Retype only the lines from the top of the records to the line with "from matplotlib.ticker import MultipleLocator", including that line but none of the pictures.

=== Exercise input ===
——

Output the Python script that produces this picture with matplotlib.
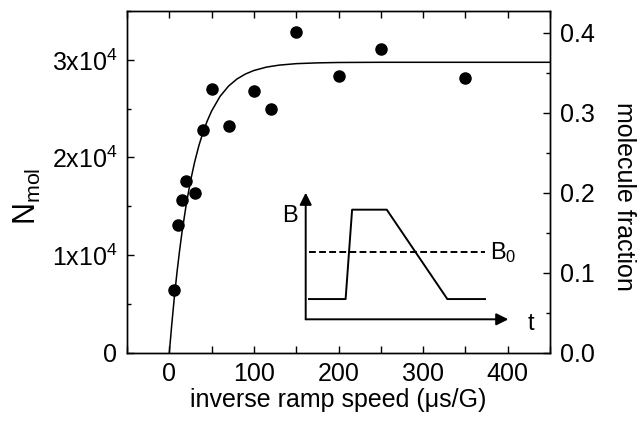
import matplotlib
matplotlib.use('Agg')  # no display
import matplotlib.pyplot as plt
from matplotlib.ticker import MultipleLocator

plt.rcParams['font.family'] = ['Liberation Sans', 'DejaVu Sans']
plt.rcParams['mathtext.fontset'] = 'custom'
plt.rcParams['mathtext.rm'] = 'Liberation Sans'
plt.rcParams['mathtext.it'] = 'Liberation Sans:italic'
plt.rcParams['mathtext.bf'] = 'Liberation Sans:bold'

# measured points: inverse ramp speed (us/G) vs molecule number
ramp_inv = [6, 10, 15, 20, 30, 40, 50, 70, 100, 120, 150, 200, 250, 350]
n_mol = [6.4e3, 1.31e4, 1.56e4, 1.76e4, 1.64e4, 2.28e4, 2.70e4, 2.32e4,
         2.68e4, 2.50e4, 3.29e4, 2.835e4, 3.11e4, 2.81e4]

# fitted curve
fit_x = [0, 3, 6, 9, 12, 15, 20, 25, 30, 35, 40, 45, 50, 60, 70, 80, 90,
         100, 115, 130, 150, 175, 200, 250, 300, 350, 400, 450]
fit_y = [0, 3.0e3, 5.74e3, 8.18e3, 1.037e4, 1.235e4, 1.519e4, 1.757e4,
         1.956e4, 2.123e4, 2.262e4, 2.378e4, 2.476e4, 2.626e4, 2.731e4,
         2.804e4, 2.855e4, 2.891e4, 2.926e4, 2.946e4, 2.961e4, 2.969e4,
         2.973e4, 2.975e4, 2.975e4, 2.975e4, 2.975e4, 2.975e4]

ytick_vals = [0, 1e4, 2e4, 3e4]
ytick_labels = ['0', '1x10$^4$', '2x10$^4$', '3x10$^4$']
frac_ticks = [0.0, 0.1, 0.2, 0.3, 0.4]

# inset schematic: field B vs time (inset units 0..1)
pulse_t = [0.016, 0.197, 0.229, 0.400, 0.699, 0.885]
pulse_b = [0.160, 0.160, 0.866, 0.866, 0.160, 0.160]
b0_t = [0.016, 0.885]
b0_level = 0.534

fig = plt.figure(figsize=(6.37, 4.24), dpi=100)
ax = fig.add_axes([0.1994, 0.168, 0.664, 0.806])

ax.plot(fit_x, fit_y, color='k', lw=1.1)
ax.plot(ramp_inv, n_mol, 'o', color='k', ms=8)

ax.set_xlim(-50, 450)
ax.set_ylim(0, 3.5e4)
ax.xaxis.set_major_locator(MultipleLocator(100))
ax.xaxis.set_minor_locator(MultipleLocator(50))
ax.set_yticks(ytick_vals)
ax.set_yticklabels(ytick_labels)
ax.yaxis.set_minor_locator(MultipleLocator(5000))
ax.tick_params(which='both', direction='in', top=True, right=False,
               labelsize=18, width=1, pad=7)
ax.tick_params(which='major', length=5)
ax.tick_params(axis='x', which='minor', length=5)
ax.tick_params(axis='y', which='minor', length=3)
for sp in ax.spines.values():
    sp.set_linewidth(1)

ax2 = ax.twinx()
ax2.set_ylim(0, 0.4271)
ax2.set_yticks(frac_ticks)
ax2.set_yticklabels([f'{v:.1f}' for v in frac_ticks])
ax2.yaxis.set_minor_locator(MultipleLocator(0.05))
ax2.tick_params(which='both', direction='in', labelsize=18, width=1, pad=7)
ax2.tick_params(which='major', length=5)
ax2.tick_params(which='minor', length=3)
for sp in ax2.spines.values():
    sp.set_linewidth(1)

ax.set_xlabel('inverse ramp speed (\u03bcs/G)', fontsize=18, labelpad=1)
fig.text(27 / 637, 1 - 196 / 424, 'N$_{\\mathregular{mol}}$', fontsize=22,
         rotation=90, ha='center', va='center')
fig.text(624 / 637, 1 - 196 / 424, 'molecule fraction', fontsize=18,
         rotation=-90, ha='center', va='center')

# inset
axins = fig.add_axes([0.4799, 0.2469, 0.3181, 0.2986])
axins.set_xlim(0, 1)
axins.set_ylim(0, 1)
axins.axis('off')
axins.plot(pulse_t, pulse_b, color='k', lw=1.4)
axins.plot(b0_t, [b0_level, b0_level], color='k', lw=1.4, ls=(0, (3.5, 1.7)))
arrow = dict(arrowstyle='-|>', lw=1.4, color='k', mutation_scale=18,
             shrinkA=0, shrinkB=0)
axins.annotate('', xy=(0, 1), xytext=(0, 0), arrowprops=arrow,
               annotation_clip=False)
axins.annotate('', xy=(1, 0), xytext=(0, 0), arrowprops=arrow,
               annotation_clip=False)
axins.text(-0.079, 0.769, 'B', fontsize=17, ha='center', va='baseline')
axins.text(0.91, 0.476, 'B$_{\\mathregular{0}}$', fontsize=17, ha='left',
           va='baseline')
axins.text(1.112, -0.085, 't', fontsize=17, ha='center', va='baseline')

fig.savefig('out.png', dpi=100)
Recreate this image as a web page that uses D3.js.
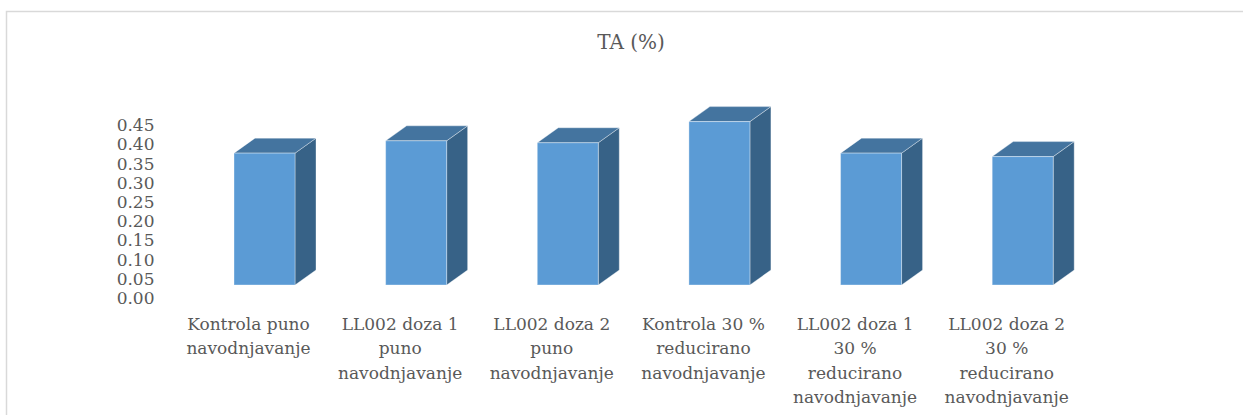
<!DOCTYPE html>
<html>
<head>
<meta charset="utf-8">
<script src="https://cdn.jsdelivr.net/npm/d3@7"></script>
<style>
  body { margin: 0; background: #fff; }
  text { font-family: "DejaVu Serif", serif; fill: #595959; }
</style>
</head>
<body>
<svg id="chart" width="1243" height="415"></svg>
<script>
const title = "TA (%)";
const categories = [
    ["Kontrola puno", "navodnjavanje"],
    ["LL002 doza 1", "puno", "navodnjavanje"],
    ["LL002 doza 2", "puno", "navodnjavanje"],
    ["Kontrola 30 %", "reducirano", "navodnjavanje"],
    ["LL002 doza 1", "30 %", "reducirano", "navodnjavanje"],
    ["LL002 doza 2", "30 %", "reducirano", "navodnjavanje"]
];
const values = [0.343, 0.375, 0.370, 0.425, 0.343, 0.334];
const ticks = [0, 0.05, 0.10, 0.15, 0.20, 0.25, 0.30, 0.35, 0.40, 0.45];

const svg = d3.select("#chart");

// chart frame (only top and left edges show in the picture)
svg.append("rect")
    .attr("x", 6.5).attr("y", 11.5)
    .attr("width", 1260).attr("height", 420)
    .attr("fill", "none")
    .attr("stroke", "#d9d9d9")
    .attr("stroke-width", 1.5);

svg.append("text")
    .attr("x", 631).attr("y", 49)
    .attr("text-anchor", "middle")
    .style("font-size", "20px")
    .text(title);

const ids = categories.map((c, i) => i);
const x = d3.scalePoint().domain(ids).range([264.5, 1022.7]);
const y = d3.scaleLinear().domain([0, 0.45]).range([298, 125]);

const barW = 61;
const depthX = 21, depthY = -15; // 3D offset
const floorShift = -13;          // front face sits above the label zero

// value axis labels
svg.append("g")
    .selectAll("text")
    .data(ticks)
    .enter().append("text")
    .attr("x", 154.5)
    .attr("y", d => y(d))
    .attr("dy", "0.36em")
    .attr("text-anchor", "end")
    .style("font-size", "17px")
    .text(d => d.toFixed(2));

// bars
const bars = svg.append("g").selectAll("g")
    .data(values)
    .enter().append("g");

bars.each(function (v, i) {
    const g = d3.select(this);
    const x0 = x(i) - barW / 2, x1 = x(i) + barW / 2;
    const yb = y(0) + floorShift, yt = y(v) + floorShift;
    // side
    g.append("path")
        .attr("d", `M${x1},${yt}L${x1 + depthX},${yt + depthY}L${x1 + depthX},${yb + depthY}L${x1},${yb}Z`)
        .attr("fill", "#376287")
        .attr("stroke", "#ffffff").attr("stroke-opacity", 0.35).attr("stroke-width", 1);
    // top
    g.append("path")
        .attr("d", `M${x0},${yt}L${x0 + depthX},${yt + depthY}L${x1 + depthX},${yt + depthY}L${x1},${yt}Z`)
        .attr("fill", "#44749f")
        .attr("stroke", "#ffffff").attr("stroke-opacity", 0.35).attr("stroke-width", 1);
    // front
    g.append("rect")
        .attr("x", x0).attr("y", yt)
        .attr("width", barW).attr("height", yb - yt)
        .attr("fill", "#5b9bd5")
        .attr("stroke", "#ffffff").attr("stroke-opacity", 0.35).attr("stroke-width", 1);
});

// category labels
const labels = svg.append("g").selectAll("text")
    .data(categories)
    .enter().append("text")
    .attr("x", (d, i) => x(i) - 16)
    .attr("y", 330)
    .attr("text-anchor", "middle")
    .style("font-size", "17px");

labels.selectAll("tspan")
    .data((d, i) => d.map(t => ({ t, i })))
    .enter().append("tspan")
    .attr("x", d => x(d.i) - 16)
    .attr("dy", (d, j) => j === 0 ? 0 : 24.3)
    .text(d => d.t);
</script>
</body>
</html>
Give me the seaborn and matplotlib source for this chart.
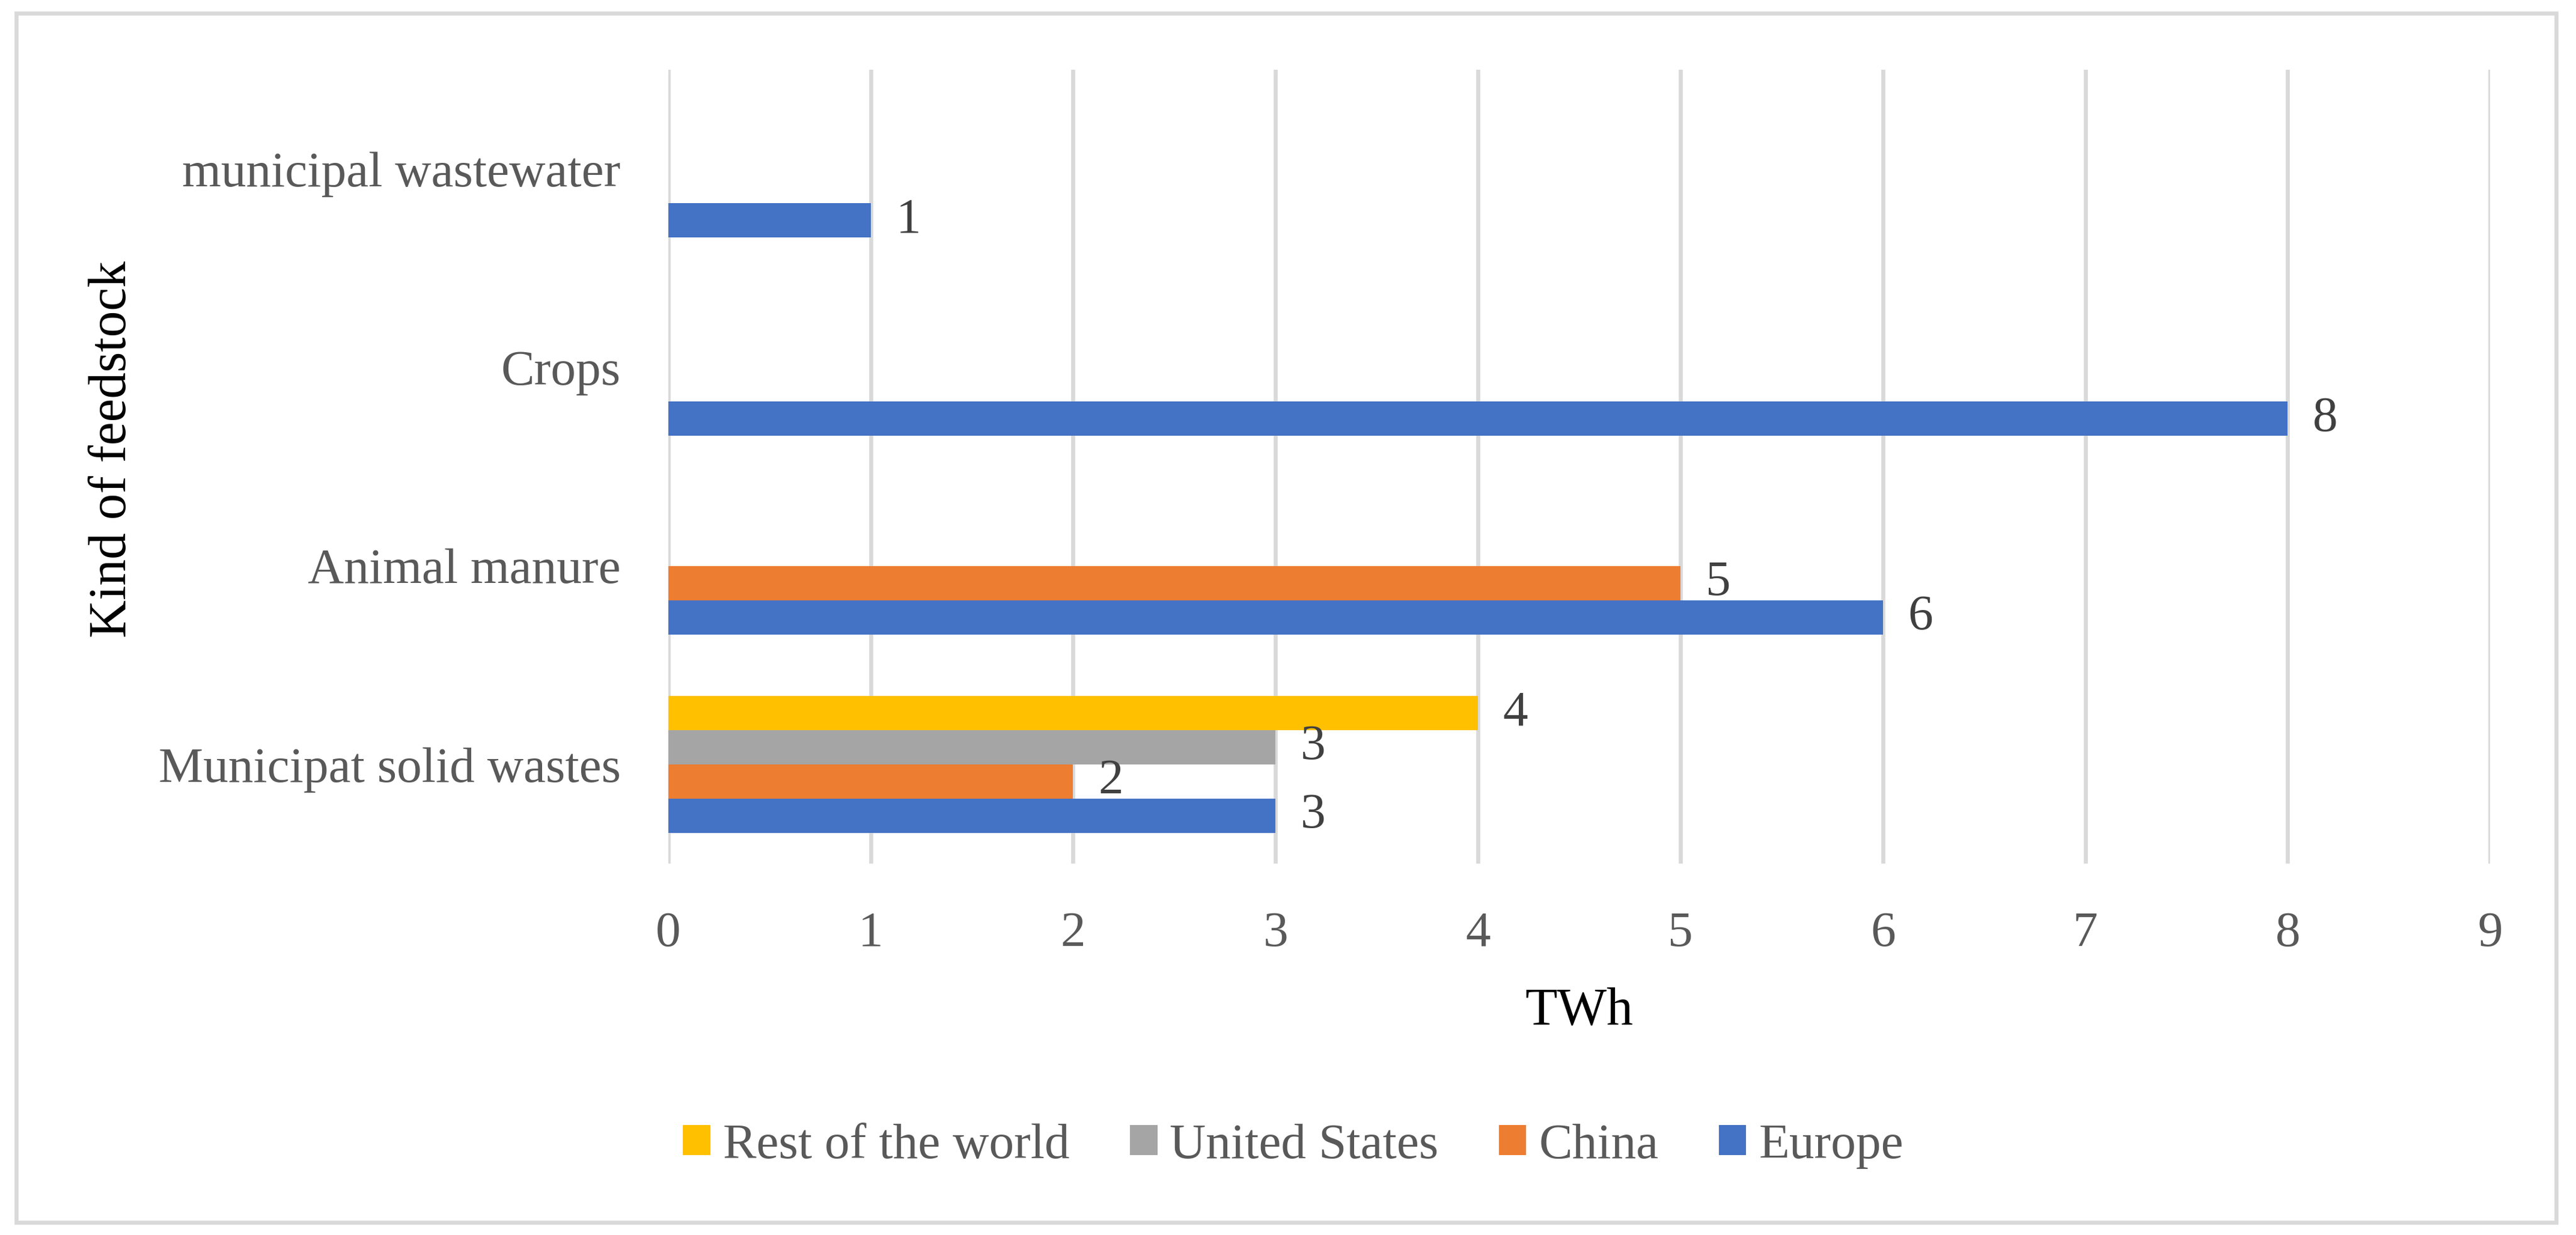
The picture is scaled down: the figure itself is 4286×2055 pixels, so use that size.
import matplotlib
matplotlib.use("Agg")
import matplotlib.pyplot as plt
from matplotlib.patches import Rectangle
import seaborn as sns
import pandas as pd

# data (TWh), 0 = no bar
feedstocks = ["municipal wastewater", "Crops", "Animal manure", "Municipat solid wastes"]
regions = ["Rest of the world", "United States", "China", "Europe"]
rest_of_world = [0, 0, 0, 4]
united_states = [0, 0, 0, 3]
china = [0, 0, 5, 2]
europe = [1, 8, 6, 3]

colors = {"Rest of the world": "#FFC000", "United States": "#A5A5A5",
          "China": "#ED7D31", "Europe": "#4472C4"}

rows = []
for reg, vals in zip(regions, [rest_of_world, united_states, china, europe]):
    for f, v in zip(feedstocks, vals):
        rows.append({"feedstock": f, "region": reg, "TWh": v})
df = pd.DataFrame(rows)

sns.set_style("white")
plt.rcParams["font.family"] = ["Liberation Serif", "DejaVu Serif"]

W, H = 4286, 2055
fig = plt.figure(figsize=(W / 300, H / 300), dpi=300)
ax = fig.add_axes([0.2594, 0.3007, 0.9667 - 0.2594, 0.9436 - 0.3007])

sns.barplot(data=df, y="feedstock", x="TWh", hue="region", order=feedstocks,
            hue_order=regions, palette=colors, orient="h", width=0.69,
            saturation=1, linewidth=0, ax=ax, legend=True)

for cont in ax.containers:
    labels = [f"{v:g}" if v > 0 else "" for v in cont.datavalues]
    ax.bar_label(cont, labels=labels, padding=10, fontsize=20, color="#404040")

ax.set_xlim(0, 9)
ax.set_xticks(range(10))
ax.grid(axis="x", color="#d9d9d9", lw=1.6)
ax.grid(axis="y", visible=False)
ax.set_axisbelow(True)
for s in ax.spines.values():
    s.set_visible(False)
ax.tick_params(axis="both", length=0, labelsize=20, colors="#595959")
ax.tick_params(axis="y", pad=19)
ax.tick_params(axis="x", pad=19)
ax.set_xlabel("")
ax.set_ylabel("")

fig.text(0.613, 1 - 1704 / H, "TWh", ha="center", va="baseline", fontsize=21, color="black")
fig.text(188 / W, 1 - 747 / H, "Kind of feedstock", ha="center", va="center",
         rotation=90, fontsize=21, color="black")

handles, labs = ax.get_legend_handles_labels()
ax.get_legend().remove()
leg = fig.legend(handles, labs, loc="center", bbox_to_anchor=(0.502, 0.072), ncol=4,
                 frameon=False, fontsize=20, handlelength=0.55, handleheight=0.55,
                 handletextpad=0.25, columnspacing=1.2)
for t in leg.get_texts():
    t.set_color("#595959")

fig.patches.append(Rectangle((27 / W, 1 - 2034 / H), (4253 - 27) / W, (2034 - 22) / H,
                             transform=fig.transFigure, fill=False,
                             edgecolor="#d9d9d9", lw=1.6))

fig.savefig("out.png", dpi=300)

——

=== Answer to the exercise ===
Output the Python script that produces this picture with matplotlib.
import matplotlib
matplotlib.use('Agg')  # no display
import matplotlib.pyplot as plt
from matplotlib.ticker import MultipleLocator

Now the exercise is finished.